Nella notte tra il 9 e il 10 marzo 1945, gli abitanti di Tokio furono svegliati dall’inconfondibile rumore dei motori di aerei da bombardamento americani, che ormai con crescente frequenza sorvolavano quasi impunemente le città del Sole Levante, dalla potenza militare ormai al tramonto.
Ma nessuno di quelle decine di migliaia di donne, anziani e bambini – la maggior parte degli uomini era morta combattendo al fronte, o attendeva di morire nei bunker e nei ricoveri delle isole attaccate dai Marines e dalla US Navy, sempre più vicini al Giappone – poteva immaginare che i 300 giganteschi quadrimotori Boeing B-29 “Superfortress” che si avvicinavano alla città, inquadrando nei loro sistemi di puntamento il fragile alveare di case di bambù, legno e carta sottostante mentre aprivano le stive bombe, non avrebbero attaccato come d’uso le zone industriali portuali, ma avrebbero puntato verso le zone più densamente abitate dalla popolazione civile, scelte lucidamente dagli ingegneri e tecnici militari Usa perché più facili da bruciare.
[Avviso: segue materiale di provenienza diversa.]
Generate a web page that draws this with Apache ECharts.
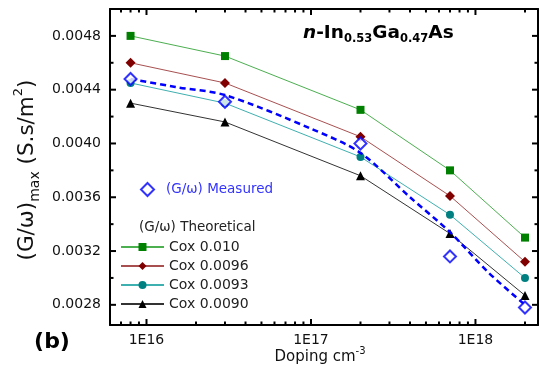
<!DOCTYPE html>
<html>
<head>
<meta charset="utf-8">
<script src="https://cdn.jsdelivr.net/npm/echarts@6/dist/echarts.min.js"></script>
<style>
  html, body { margin: 0; padding: 0; background: #fff; }
  #chart { width: 540px; height: 372px; }
</style>
</head>
<body>
<div id="chart"></div>
<script>
const FONT = '"DejaVu Sans", sans-serif'

// doping levels (cm^-3)
const doping = [8e15, 3e16, 2e17, 7e17, 2e18]

// (G/w)max theoretical, per Cox
const cox010 = [0.0048, 0.00465, 0.00425, 0.0038, 0.0033]
const cox0096 = [0.0046, 0.00445, 0.00405, 0.00361, 0.00312]
const cox0093 = [0.00445, 0.0043, 0.0039, 0.00347, 0.0030]
const cox0090 = [0.0043, 0.00416, 0.00376, 0.00333, 0.00287]

// measured points
const measured = [0.00448, 0.00431, 0.0040, 0.00316, 0.00278]

// dashed guide curve
const fitX = [8e15, 1.5e16, 3e16, 1e17, 2e17, 4e17, 7e17, 1.2e18, 2e18]
const fitY = [0.00448, 0.00442, 0.00436, 0.00411, 0.00393, 0.0036, 0.00334, 0.00304, 0.0028]

// ticks
const xMajor = [1e16, 1e17, 1e18]
const xMinor = [7e15, 8e15, 9e15]
for (const dec of [1e16, 1e17]) for (let m = 2; m <= 9; m++) xMinor.push(m * dec)
xMinor.push(2e18)
const yMajor = [0.0028, 0.0032, 0.0036, 0.004, 0.0044, 0.0048]
const yMinor = [0.003, 0.0034, 0.0038, 0.0042, 0.0046]

const pairs = (xs, ys) => xs.map((x, i) => [x, ys[i]])

const chart = echarts.init(document.getElementById('chart'), null, { renderer: 'canvas' })

const axisLine = { show: true, lineStyle: { color: '#000', width: 2 } }

function xAxis(position, labels) {
  return {
    type: 'log', logBase: 10, position, min: 6e15, max: 2.4e18,
    axisLine,
    axisTick: { show: false },
    axisLabel: labels ? {
      customValues: xMajor, color: '#111', fontSize: 14, fontFamily: FONT, margin: 8,
      formatter: v => '1E' + Math.round(Math.log10(v))
    } : { show: false },
    splitLine: { show: false }, minorTick: { show: false }
  }
}

function yAxis(position, labels) {
  return {
    type: 'value', position, min: 0.00265, max: 0.005,
    axisLine,
    axisTick: { show: false },
    axisLabel: labels ? {
      customValues: yMajor, color: '#111', fontSize: 14, fontFamily: FONT, margin: 9,
      formatter: v => v.toFixed(4)
    } : { show: false },
    splitLine: { show: false }
  }
}

function theory(name, ys, symbol, size, mark, line) {
  return {
    name, type: 'line', data: pairs(doping, ys),
    symbol, symbolSize: size,
    itemStyle: { color: mark },
    lineStyle: { color: line, width: 1 },
    z: 3
  }
}

// inside ticks on both opposite edges of the grid
function tickLine(x1, y1, x2, y2) {
  return { type: 'line', shape: { x1, y1, x2, y2 }, style: { stroke: '#000', lineWidth: 2 } }
}

function renderXTick(params, api) {
  const cs = params.coordSys
  const len = api.value(2)
  const px = api.coord([api.value(0), api.value(1)])[0]
  const b = cs.y + cs.height
  return { type: 'group', children: [tickLine(px, b, px, b - len), tickLine(px, cs.y, px, cs.y + len)] }
}

function renderYTick(params, api) {
  const cs = params.coordSys
  const len = api.value(2)
  const py = api.coord([api.value(0), api.value(1)])[1]
  const r = cs.x + cs.width
  return { type: 'group', children: [tickLine(cs.x, py, cs.x + len, py), tickLine(r, py, r - len, py)] }
}

chart.setOption({
  animation: false,
  backgroundColor: '#fff',
  grid: { left: 110, right: 2, top: 9, bottom: 47 },
  xAxis: [xAxis('bottom', true), xAxis('top', false)],
  yAxis: [yAxis('left', true), yAxis('right', false)],
  legend: [
    {
      data: ['(G/ω) Measured'], left: 135, top: 177,
      itemWidth: 13, itemHeight: 13,
      textStyle: { color: '#3333ff', fontSize: 13.5, fontFamily: FONT, padding: [0, 0, 0, 7] }
    },
    {
      data: ['Cox 0.010', 'Cox 0.0096', 'Cox 0.0093', 'Cox 0.0090'],
      orient: 'vertical', left: 115, top: 235,
      itemWidth: 43, itemHeight: 10, itemGap: 5,
      textStyle: { color: '#222', fontSize: 14, fontFamily: FONT }
    }
  ],
  graphic: [
    {
      type: 'text', left: 139, top: 220,
      style: { text: '(G/ω) Theoretical', fill: '#222', font: '13.5px ' + FONT }
    },
    {
      type: 'text', left: 303, top: 24,
      style: {
        text: '{i|n}{b|-In}{s|0.53}{b|Ga}{s|0.47}{b|As}',
        rich: {
          i: { fontSize: 18.5, fontWeight: 'bold', fontStyle: 'italic', fontFamily: FONT, fill: '#000', lineHeight: 24, verticalAlign: 'middle' },
          b: { fontSize: 18.5, fontWeight: 'bold', fontFamily: FONT, fill: '#000', lineHeight: 24, verticalAlign: 'middle' },
          s: { fontSize: 11.5, fontWeight: 'bold', fontFamily: FONT, fill: '#000', lineHeight: 24, verticalAlign: 'bottom' }
        }
      }
    },
    {
      type: 'text', x: 27, y: 170, rotation: Math.PI / 2,
      style: {
        text: '{m|(G/ω)}{s|max}{m| (S.s/m}{p|2}{m|)}',
        align: 'center', verticalAlign: 'middle',
        rich: {
          m: { fontSize: 21.5, fontFamily: FONT, fill: '#111', lineHeight: 30, verticalAlign: 'middle' },
          s: { fontSize: 14, fontFamily: FONT, fill: '#111', lineHeight: 30, verticalAlign: 'bottom' },
          p: { fontSize: 13, fontFamily: FONT, fill: '#111', lineHeight: 30, verticalAlign: 'top' }
        }
      }
    },
    {
      type: 'text', x: 320, y: 357,
      style: {
        text: '{m|Doping cm}{p|-3}',
        align: 'center', verticalAlign: 'middle',
        rich: {
          m: { fontSize: 15, fontFamily: FONT, fill: '#111', lineHeight: 22, verticalAlign: 'middle' },
          p: { fontSize: 10, fontFamily: FONT, fill: '#111', lineHeight: 22, verticalAlign: 'top' }
        }
      }
    },
    {
      type: 'text', x: 52, y: 342,
      style: { text: '(b)', align: 'center', verticalAlign: 'middle', fill: '#000', font: 'bold 22px ' + FONT }
    }
  ],
  series: [
    {
      type: 'custom', silent: true, renderItem: renderXTick, z: 10,
      data: xMajor.map(v => [v, 0.004, 6]).concat(xMinor.map(v => [v, 0.004, 3.5]))
    },
    {
      type: 'custom', silent: true, renderItem: renderYTick, z: 10,
      data: yMajor.map(v => [1e17, v, 6]).concat(yMinor.map(v => [1e17, v, 3.5]))
    },
    theory('Cox 0.010', cox010, 'rect', 8, '#008000', '#4caf50'),
    theory('Cox 0.0096', cox0096, 'diamond', 10, '#800000', '#a85050'),
    theory('Cox 0.0093', cox0093, 'circle', 8, '#008080', '#3fb0b0'),
    theory('Cox 0.0090', cox0090, 'triangle', 9, '#000', '#333'),
    {
      name: 'fit', type: 'line', data: pairs(fitX, fitY),
      smooth: 0.3, showSymbol: false, symbol: 'none',
      lineStyle: { color: '#0000ff', width: 2.5, type: [6, 4] },
      z: 4
    },
    {
      name: '(G/ω) Measured', type: 'scatter', data: pairs(doping, measured),
      symbol: 'emptyDiamond', symbolSize: 12,
      itemStyle: { color: '#0000ff', borderWidth: 2.5 },
      z: 5
    }
  ]
})
</script>
</body>
</html>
E non potevano sapere – ma lo avrebbero scoperto orribilmente in pochi minuti – che le lunghe bombe che stavano per essergli sganciate contronon erano la normale combinazione di bombe a alto esplosivo e incendiarie, ma delle ancor più letali bombe a grappolo caricate di submunizioni al Napalm (ossia nafta gelificata), una delle più letali miscele incendiarie mai prodotte: sganciate poi da bassissima quota e quindi con efficacia molto maggiore, viste le poche difese della capitale, e non da alta quota come d’uso nei bombardamenti a tappeto.
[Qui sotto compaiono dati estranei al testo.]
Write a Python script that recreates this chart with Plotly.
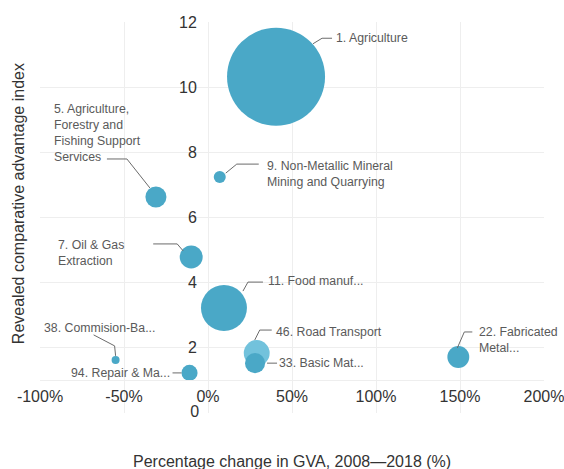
import plotly.graph_objects as go

# ---- data ----
sectors = ["1. Agriculture",
           "5. Agriculture,<br>Forestry and<br>Fishing Support<br>Services",
           "9. Non-Metallic Mineral<br>Mining and Quarrying",
           "7. Oil & Gas<br>Extraction",
           "11. Food manuf...",
           "38. Commision-Ba...",
           "94. Repair & Ma...",
           "46. Road Transport",
           "33. Basic Mat...",
           "22. Fabricated<br>Metal..."]
gva_change = [40.5, -31, 7, -10, 9.5, -55, -11, 29, 28, 149]      # % change in GVA 2008-2018
rca_index = [10.32, 6.63, 7.24, 4.79, 3.22, 1.63, 1.23, 1.84, 1.53, 1.72]
bubble_value = [100, 4.6, 1.5, 5.5, 22, 0.67, 2.7, 7.0, 4.2, 5.0]
x_ticks = [-100, -50, 0, 50, 100, 150, 200]
y_ticks = [0, 2, 4, 6, 8, 10, 12]

# ---- styles (label offsets in px: text dx, dy, anchor; leader path points) ----
label_style = {
    "1. Agriculture": dict(dx=58, dy=38.5, anchor="left", path=[(37, 33), (46, 38.5), (56, 38.5)]),
    "5.": dict(dx=-104, dy=64, anchor="left", path=[(-49, 38), (-29, 38), (-6, 9)]),
    "9.": dict(dx=45, dy=3, anchor="left", path=[(6, 4), (17, 13), (39, 13)]),
    "7.": dict(dx=-135, dy=3.5, anchor="left", path=[(-38, 13), (-14, 13), (-8, 6)]),
    "11.": dict(dx=42, dy=27, anchor="left", path=[(19, 17), (24, 26), (39, 26)]),
    "38.": dict(dx=-74, dy=32, anchor="left", path=[(-22, 25), (-1, 14), (0, 4)]),
    "94.": dict(dx=-18, dy=0, anchor="right", path=[(-17, 0), (-8, 0)]),
    "46.": dict(dx=17, dy=21, anchor="left", path=[(-2, 13), (3, 23), (15, 23)]),
    "33.": dict(dx=22, dy=0, anchor="left", path=[(12, 0), (22, 0)]),
    "22.": dict(dx=19, dy=17, anchor="left", path=[(-1, 9), (6, 25), (14, 25)]),
}

def style_for(name):
    for k, v in label_style.items():
        if name.startswith(k):
            return v
    return None

base_color = "#4aa8c7"
light_color = "#72c2dc"
colors = [light_color if s.startswith("46.") else base_color for s in sectors]

# draw order: Road Transport before Basic Mat so Basic sits on top
order = list(range(len(sectors)))
i46 = [i for i, s in enumerate(sectors) if s.startswith("46.")][0]
order.remove(i46)
i33 = [i for i, s in enumerate(sectors) if s.startswith("33.")][0]
order.insert(order.index(i33), i46)

max_d = 98
fig = go.Figure()
fig.add_trace(go.Scatter(
    x=[gva_change[i] for i in order],
    y=[rca_index[i] for i in order],
    mode="markers",
    marker=dict(size=[bubble_value[i] for i in order],
                sizemode="area",
                sizeref=2 * max(bubble_value) / max_d ** 2,
                color=[colors[i] for i in order],
                opacity=1,
                line=dict(width=0)),
    hoverinfo="skip",
    showlegend=False,
))

# y tick label at the origin, drawn as a text trace (Plotly drops it on this free axis)
fig.add_trace(go.Scatter(
    x=[0], y=[y_ticks[0]], mode="text",
    text=["<span>" + str(y_ticks[0]) + "&nbsp;&nbsp;</span>"],
    textposition="middle left",
    textfont=dict(family="Liberation Sans, Arial", size=16, color="#333333"),
    cliponaxis=False, hoverinfo="skip", showlegend=False,
))

shapes = []
annotations = []
for name, xv, yv in zip(sectors, gva_change, rca_index):
    st = style_for(name)
    pts = st["path"]
    path = "M " + " L ".join(f"{px},{py}" for px, py in pts)
    shapes.append(dict(type="path", xref="x", yref="y",
                       xsizemode="pixel", ysizemode="pixel",
                       xanchor=xv, yanchor=yv, path=path,
                       line=dict(color="#6b6b6b", width=1)))
    annotations.append(dict(x=xv, y=yv, xref="x", yref="y", text=name,
                            showarrow=False, xshift=st["dx"], yshift=st["dy"],
                            xanchor=st["anchor"], yanchor="middle", align="left",
                            font=dict(family="Liberation Sans, Arial", size=12.3, color="#5a5a5a")))

# axis titles
annotations.append(dict(text="Revealed comparative advantage index", xref="paper", yref="paper",
                        x=-0.043, y=0.535, textangle=-90, showarrow=False,
                        xanchor="center", yanchor="middle",
                        font=dict(family="Liberation Sans, Arial", size=16, color="#333333")))
annotations.append(dict(text="Percentage change in GVA, 2008\u20142018 (%)", xref="paper", yref="paper",
                        x=0.5, y=-0.123, showarrow=False, xanchor="center", yanchor="middle",
                        font=dict(family="Liberation Sans, Arial", size=16, color="#333333")))

fig.update_layout(
    width=564, height=469,
    margin=dict(l=40, r=20, t=22, b=56),
    paper_bgcolor="white", plot_bgcolor="white",
    template="none",
    font=dict(family="Liberation Sans, Arial", color="#333333"),
    xaxis=dict(range=[x_ticks[0], x_ticks[-1]], tickvals=x_ticks,
               ticktext=[f"{v}%" for v in x_ticks],
               showgrid=True, gridcolor="#eeeeee", gridwidth=1,
               zeroline=False, showline=True, linecolor="#eeeeee", linewidth=1,
               anchor="free", position=1 / 12,
               ticks="outside", ticklen=1, tickcolor="rgba(0,0,0,0)",
               ticklabeloverflow="allow",
               tickfont=dict(size=16, color="#333333")),
    yaxis=dict(range=[y_ticks[0], y_ticks[-1]], tickvals=y_ticks[1:],
               ticktext=[str(v) for v in y_ticks[1:]],
               showgrid=True, gridcolor="#eeeeee", gridwidth=1,
               zeroline=False, showline=False,
               anchor="free", position=1 / 3,
               ticks="outside", ticklen=8, tickcolor="rgba(0,0,0,0)",
               ticklabeloverflow="allow",
               tickfont=dict(size=16, color="#333333")),
    shapes=shapes,
    annotations=annotations,
)

fig.write_html("out.html")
Ondata dopo ondata, i bombardieri sganciarono quindi il loro carico di morte sulla città indifesa: le 1.600 tonnellate di submunizioni al Napalm perforarono facilmente i tetti in lamiera delle case nipponiche, detonando e investendo di gel incendiario uomini e cose. Il Napalm divorava sino all’osso la carne degli sventurati sui quali finiva, bruciando non solo sulla terra e le case ma anche sulla superficie dell’acqua dei fiumi e canali della città.
“Gli aerei riempivano il cielo come libellule”, ricorda Michiko Kiyoka, ora novantunenne, che perse il padre e la sorella nel bombardamento. “Dovunque posavi lo sguardo, si vedevano solo cadaveri carbonizzati”.